Task requirements:
Starting at the line that contains "Generate a LaTeX" and stopping after the line that contains "(capa) at (96,451)", copy the lines exactly. Pictures are left out.

Material for the task:

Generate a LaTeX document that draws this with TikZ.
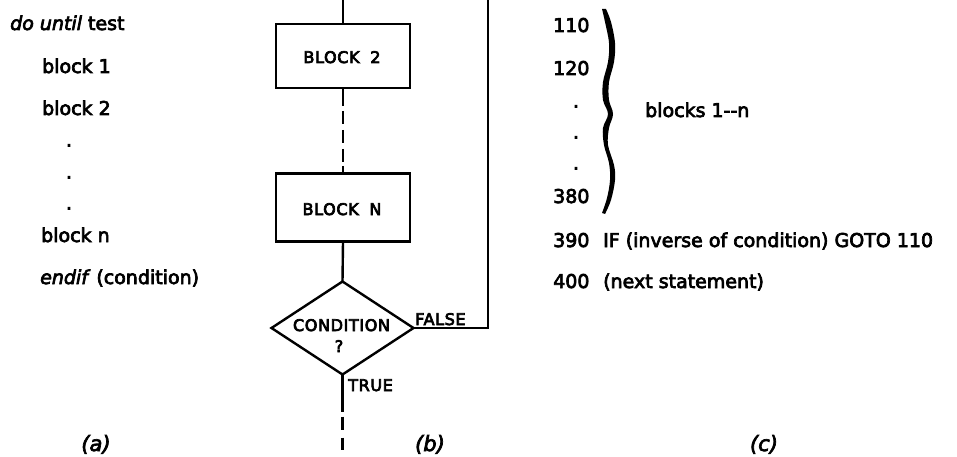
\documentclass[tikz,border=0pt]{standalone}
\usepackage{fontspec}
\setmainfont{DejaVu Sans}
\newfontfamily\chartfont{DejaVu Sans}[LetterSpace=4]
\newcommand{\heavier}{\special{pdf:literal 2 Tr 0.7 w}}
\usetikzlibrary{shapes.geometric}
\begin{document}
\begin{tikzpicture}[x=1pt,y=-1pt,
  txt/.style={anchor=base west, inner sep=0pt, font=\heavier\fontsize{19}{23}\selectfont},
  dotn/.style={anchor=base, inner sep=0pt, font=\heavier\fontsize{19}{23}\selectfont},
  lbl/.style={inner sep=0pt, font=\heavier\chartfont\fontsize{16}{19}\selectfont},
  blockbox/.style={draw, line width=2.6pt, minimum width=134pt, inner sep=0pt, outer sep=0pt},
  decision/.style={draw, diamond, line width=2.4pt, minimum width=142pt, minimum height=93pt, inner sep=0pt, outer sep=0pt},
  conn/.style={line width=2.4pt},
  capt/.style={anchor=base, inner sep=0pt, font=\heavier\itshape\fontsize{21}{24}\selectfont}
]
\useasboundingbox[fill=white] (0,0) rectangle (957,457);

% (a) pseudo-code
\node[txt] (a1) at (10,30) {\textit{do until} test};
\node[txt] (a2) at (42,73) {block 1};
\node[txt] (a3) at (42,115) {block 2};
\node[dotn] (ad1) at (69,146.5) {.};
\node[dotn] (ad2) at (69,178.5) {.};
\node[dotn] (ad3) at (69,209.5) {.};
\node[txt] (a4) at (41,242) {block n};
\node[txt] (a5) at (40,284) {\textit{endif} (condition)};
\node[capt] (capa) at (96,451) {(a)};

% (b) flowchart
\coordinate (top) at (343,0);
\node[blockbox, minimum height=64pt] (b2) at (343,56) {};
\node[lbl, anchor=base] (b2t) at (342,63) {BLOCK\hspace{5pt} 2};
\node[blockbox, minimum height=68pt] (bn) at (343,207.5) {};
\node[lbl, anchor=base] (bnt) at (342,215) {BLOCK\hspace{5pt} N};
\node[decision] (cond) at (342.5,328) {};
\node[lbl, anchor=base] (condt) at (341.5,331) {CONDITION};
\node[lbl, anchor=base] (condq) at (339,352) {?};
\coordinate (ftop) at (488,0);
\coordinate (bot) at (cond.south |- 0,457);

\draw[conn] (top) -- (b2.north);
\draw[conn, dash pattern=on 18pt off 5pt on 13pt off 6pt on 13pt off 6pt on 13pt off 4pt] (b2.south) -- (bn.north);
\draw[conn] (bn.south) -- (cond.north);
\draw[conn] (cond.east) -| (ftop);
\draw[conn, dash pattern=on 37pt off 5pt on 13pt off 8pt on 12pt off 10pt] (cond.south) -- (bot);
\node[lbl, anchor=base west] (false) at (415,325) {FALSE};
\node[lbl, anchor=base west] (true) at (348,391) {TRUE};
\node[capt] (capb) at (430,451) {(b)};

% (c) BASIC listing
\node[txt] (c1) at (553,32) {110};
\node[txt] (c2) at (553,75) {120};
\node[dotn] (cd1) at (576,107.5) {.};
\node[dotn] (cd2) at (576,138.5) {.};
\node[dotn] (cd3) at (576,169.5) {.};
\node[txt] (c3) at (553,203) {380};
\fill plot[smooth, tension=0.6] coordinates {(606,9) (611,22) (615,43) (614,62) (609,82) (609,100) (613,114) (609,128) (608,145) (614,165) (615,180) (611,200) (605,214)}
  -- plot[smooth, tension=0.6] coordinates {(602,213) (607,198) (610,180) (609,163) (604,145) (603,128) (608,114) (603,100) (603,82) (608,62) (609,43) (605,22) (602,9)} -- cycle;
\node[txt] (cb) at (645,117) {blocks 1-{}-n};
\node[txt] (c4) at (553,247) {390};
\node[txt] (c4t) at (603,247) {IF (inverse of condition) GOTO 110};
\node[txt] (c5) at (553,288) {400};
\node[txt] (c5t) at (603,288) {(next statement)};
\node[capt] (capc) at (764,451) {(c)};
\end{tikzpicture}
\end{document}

* * *

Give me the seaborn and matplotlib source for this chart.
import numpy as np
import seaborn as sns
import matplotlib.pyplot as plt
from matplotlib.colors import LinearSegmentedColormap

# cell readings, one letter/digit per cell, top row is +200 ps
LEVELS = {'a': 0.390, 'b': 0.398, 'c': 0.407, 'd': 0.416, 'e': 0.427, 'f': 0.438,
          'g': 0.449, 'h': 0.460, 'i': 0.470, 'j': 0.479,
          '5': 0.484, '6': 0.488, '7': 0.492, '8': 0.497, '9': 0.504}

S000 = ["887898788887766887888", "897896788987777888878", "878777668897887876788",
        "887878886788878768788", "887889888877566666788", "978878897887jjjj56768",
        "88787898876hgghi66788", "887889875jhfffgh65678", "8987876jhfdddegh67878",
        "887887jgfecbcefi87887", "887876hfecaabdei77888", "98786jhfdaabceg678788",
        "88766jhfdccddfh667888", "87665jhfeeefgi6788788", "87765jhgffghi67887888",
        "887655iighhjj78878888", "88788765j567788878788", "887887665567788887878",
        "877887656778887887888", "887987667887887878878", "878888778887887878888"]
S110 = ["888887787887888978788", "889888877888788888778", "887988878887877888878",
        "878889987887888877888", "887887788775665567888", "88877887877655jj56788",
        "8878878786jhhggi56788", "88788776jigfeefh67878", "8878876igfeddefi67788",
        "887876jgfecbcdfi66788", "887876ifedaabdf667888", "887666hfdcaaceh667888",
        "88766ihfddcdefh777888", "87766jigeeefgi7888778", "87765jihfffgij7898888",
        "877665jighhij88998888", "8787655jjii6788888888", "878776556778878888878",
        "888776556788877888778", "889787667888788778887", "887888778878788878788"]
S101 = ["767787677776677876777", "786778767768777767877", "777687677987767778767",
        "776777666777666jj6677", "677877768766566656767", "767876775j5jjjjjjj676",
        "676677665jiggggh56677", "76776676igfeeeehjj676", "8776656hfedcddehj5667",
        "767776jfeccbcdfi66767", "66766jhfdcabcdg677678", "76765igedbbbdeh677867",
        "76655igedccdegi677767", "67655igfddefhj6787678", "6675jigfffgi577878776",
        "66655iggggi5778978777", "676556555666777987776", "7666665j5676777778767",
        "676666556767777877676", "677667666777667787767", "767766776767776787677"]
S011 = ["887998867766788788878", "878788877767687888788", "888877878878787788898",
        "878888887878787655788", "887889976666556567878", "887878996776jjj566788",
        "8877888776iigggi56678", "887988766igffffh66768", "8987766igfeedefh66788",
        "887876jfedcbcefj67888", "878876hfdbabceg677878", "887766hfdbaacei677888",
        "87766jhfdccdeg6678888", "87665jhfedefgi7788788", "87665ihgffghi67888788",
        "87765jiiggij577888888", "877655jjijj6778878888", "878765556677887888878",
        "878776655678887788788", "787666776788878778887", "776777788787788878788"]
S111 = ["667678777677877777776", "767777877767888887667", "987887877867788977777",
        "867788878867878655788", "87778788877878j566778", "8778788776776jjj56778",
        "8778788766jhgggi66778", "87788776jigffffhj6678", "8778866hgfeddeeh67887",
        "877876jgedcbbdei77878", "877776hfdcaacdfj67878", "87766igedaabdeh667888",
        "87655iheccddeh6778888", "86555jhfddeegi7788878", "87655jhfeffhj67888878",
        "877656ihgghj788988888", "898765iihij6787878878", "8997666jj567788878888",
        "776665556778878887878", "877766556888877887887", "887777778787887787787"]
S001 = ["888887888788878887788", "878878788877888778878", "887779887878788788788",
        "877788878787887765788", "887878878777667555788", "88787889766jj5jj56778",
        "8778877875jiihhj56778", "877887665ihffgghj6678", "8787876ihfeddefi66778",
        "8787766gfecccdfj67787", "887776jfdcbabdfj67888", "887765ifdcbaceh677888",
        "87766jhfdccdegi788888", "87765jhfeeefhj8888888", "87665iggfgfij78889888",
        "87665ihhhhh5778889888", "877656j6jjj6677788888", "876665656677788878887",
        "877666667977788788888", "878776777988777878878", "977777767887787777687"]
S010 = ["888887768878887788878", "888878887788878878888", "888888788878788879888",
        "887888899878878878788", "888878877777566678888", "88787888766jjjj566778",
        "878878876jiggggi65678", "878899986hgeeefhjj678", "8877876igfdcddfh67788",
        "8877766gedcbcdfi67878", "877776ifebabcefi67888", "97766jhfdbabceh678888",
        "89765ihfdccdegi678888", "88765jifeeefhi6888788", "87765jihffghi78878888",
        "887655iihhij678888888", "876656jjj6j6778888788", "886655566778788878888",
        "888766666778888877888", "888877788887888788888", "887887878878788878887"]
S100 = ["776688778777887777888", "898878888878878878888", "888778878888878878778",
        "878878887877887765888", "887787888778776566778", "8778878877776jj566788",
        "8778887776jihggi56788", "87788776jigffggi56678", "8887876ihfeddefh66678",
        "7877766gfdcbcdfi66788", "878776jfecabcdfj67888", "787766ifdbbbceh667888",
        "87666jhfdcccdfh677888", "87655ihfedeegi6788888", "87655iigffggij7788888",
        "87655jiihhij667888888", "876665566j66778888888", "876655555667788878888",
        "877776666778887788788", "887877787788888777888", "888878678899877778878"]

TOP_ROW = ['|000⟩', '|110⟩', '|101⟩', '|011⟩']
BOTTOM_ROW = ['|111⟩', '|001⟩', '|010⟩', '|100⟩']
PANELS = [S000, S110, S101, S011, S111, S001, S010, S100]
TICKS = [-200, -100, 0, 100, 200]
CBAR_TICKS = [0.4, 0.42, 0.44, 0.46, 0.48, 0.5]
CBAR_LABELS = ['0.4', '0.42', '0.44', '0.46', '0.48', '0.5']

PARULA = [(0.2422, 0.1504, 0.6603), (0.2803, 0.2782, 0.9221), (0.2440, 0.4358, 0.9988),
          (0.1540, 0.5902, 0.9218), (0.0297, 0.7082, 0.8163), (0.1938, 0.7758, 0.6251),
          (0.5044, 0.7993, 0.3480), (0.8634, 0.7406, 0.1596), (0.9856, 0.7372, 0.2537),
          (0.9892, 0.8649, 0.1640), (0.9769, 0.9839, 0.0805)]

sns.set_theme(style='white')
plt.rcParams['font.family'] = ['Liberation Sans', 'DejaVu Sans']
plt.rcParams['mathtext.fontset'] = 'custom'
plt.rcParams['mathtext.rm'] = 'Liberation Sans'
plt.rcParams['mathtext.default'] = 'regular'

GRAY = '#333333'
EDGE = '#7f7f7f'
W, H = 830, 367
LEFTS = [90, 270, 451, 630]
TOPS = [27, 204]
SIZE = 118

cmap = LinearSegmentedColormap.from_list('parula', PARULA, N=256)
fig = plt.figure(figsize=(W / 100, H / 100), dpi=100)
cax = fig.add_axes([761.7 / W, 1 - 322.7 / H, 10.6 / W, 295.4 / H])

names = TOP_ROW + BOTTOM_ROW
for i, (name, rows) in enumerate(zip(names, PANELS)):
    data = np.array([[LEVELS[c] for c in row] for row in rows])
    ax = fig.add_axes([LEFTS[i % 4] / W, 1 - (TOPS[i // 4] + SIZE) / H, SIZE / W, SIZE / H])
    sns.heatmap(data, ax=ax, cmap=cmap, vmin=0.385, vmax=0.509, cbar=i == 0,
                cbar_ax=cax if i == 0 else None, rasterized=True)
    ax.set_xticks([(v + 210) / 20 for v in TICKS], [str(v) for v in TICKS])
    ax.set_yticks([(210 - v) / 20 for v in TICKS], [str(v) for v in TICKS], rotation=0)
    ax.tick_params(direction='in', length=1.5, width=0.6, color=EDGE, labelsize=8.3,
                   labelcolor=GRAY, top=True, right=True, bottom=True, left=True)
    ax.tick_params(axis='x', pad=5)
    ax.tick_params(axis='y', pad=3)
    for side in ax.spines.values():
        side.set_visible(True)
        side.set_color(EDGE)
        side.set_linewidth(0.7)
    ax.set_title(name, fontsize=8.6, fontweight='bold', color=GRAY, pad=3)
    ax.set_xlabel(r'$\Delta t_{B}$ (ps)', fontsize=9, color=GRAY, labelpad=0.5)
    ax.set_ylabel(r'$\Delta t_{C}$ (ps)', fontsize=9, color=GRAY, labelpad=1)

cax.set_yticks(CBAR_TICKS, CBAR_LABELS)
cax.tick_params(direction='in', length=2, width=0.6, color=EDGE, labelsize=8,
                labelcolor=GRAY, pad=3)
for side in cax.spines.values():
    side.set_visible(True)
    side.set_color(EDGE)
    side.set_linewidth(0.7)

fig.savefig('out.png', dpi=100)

Completed task:
Generate a LaTeX document that draws this with TikZ.
\documentclass[tikz,border=0pt]{standalone}
\usepackage{fontspec}
\setmainfont{DejaVu Sans}
\newfontfamily\chartfont{DejaVu Sans}[LetterSpace=4]
\newcommand{\heavier}{\special{pdf:literal 2 Tr 0.7 w}}
\usetikzlibrary{shapes.geometric}
\begin{document}
\begin{tikzpicture}[x=1pt,y=-1pt,
  txt/.style={anchor=base west, inner sep=0pt, font=\heavier\fontsize{19}{23}\selectfont},
  dotn/.style={anchor=base, inner sep=0pt, font=\heavier\fontsize{19}{23}\selectfont},
  lbl/.style={inner sep=0pt, font=\heavier\chartfont\fontsize{16}{19}\selectfont},
  blockbox/.style={draw, line width=2.6pt, minimum width=134pt, inner sep=0pt, outer sep=0pt},
  decision/.style={draw, diamond, line width=2.4pt, minimum width=142pt, minimum height=93pt, inner sep=0pt, outer sep=0pt},
  conn/.style={line width=2.4pt},
  capt/.style={anchor=base, inner sep=0pt, font=\heavier\itshape\fontsize{21}{24}\selectfont}
]
\useasboundingbox[fill=white] (0,0) rectangle (957,457);

% (a) pseudo-code
\node[txt] (a1) at (10,30) {\textit{do until} test};
\node[txt] (a2) at (42,73) {block 1};
\node[txt] (a3) at (42,115) {block 2};
\node[dotn] (ad1) at (69,146.5) {.};
\node[dotn] (ad2) at (69,178.5) {.};
\node[dotn] (ad3) at (69,209.5) {.};
\node[txt] (a4) at (41,242) {block n};
\node[txt] (a5) at (40,284) {\textit{endif} (condition)};
\node[capt] (capa) at (96,451) {(a)};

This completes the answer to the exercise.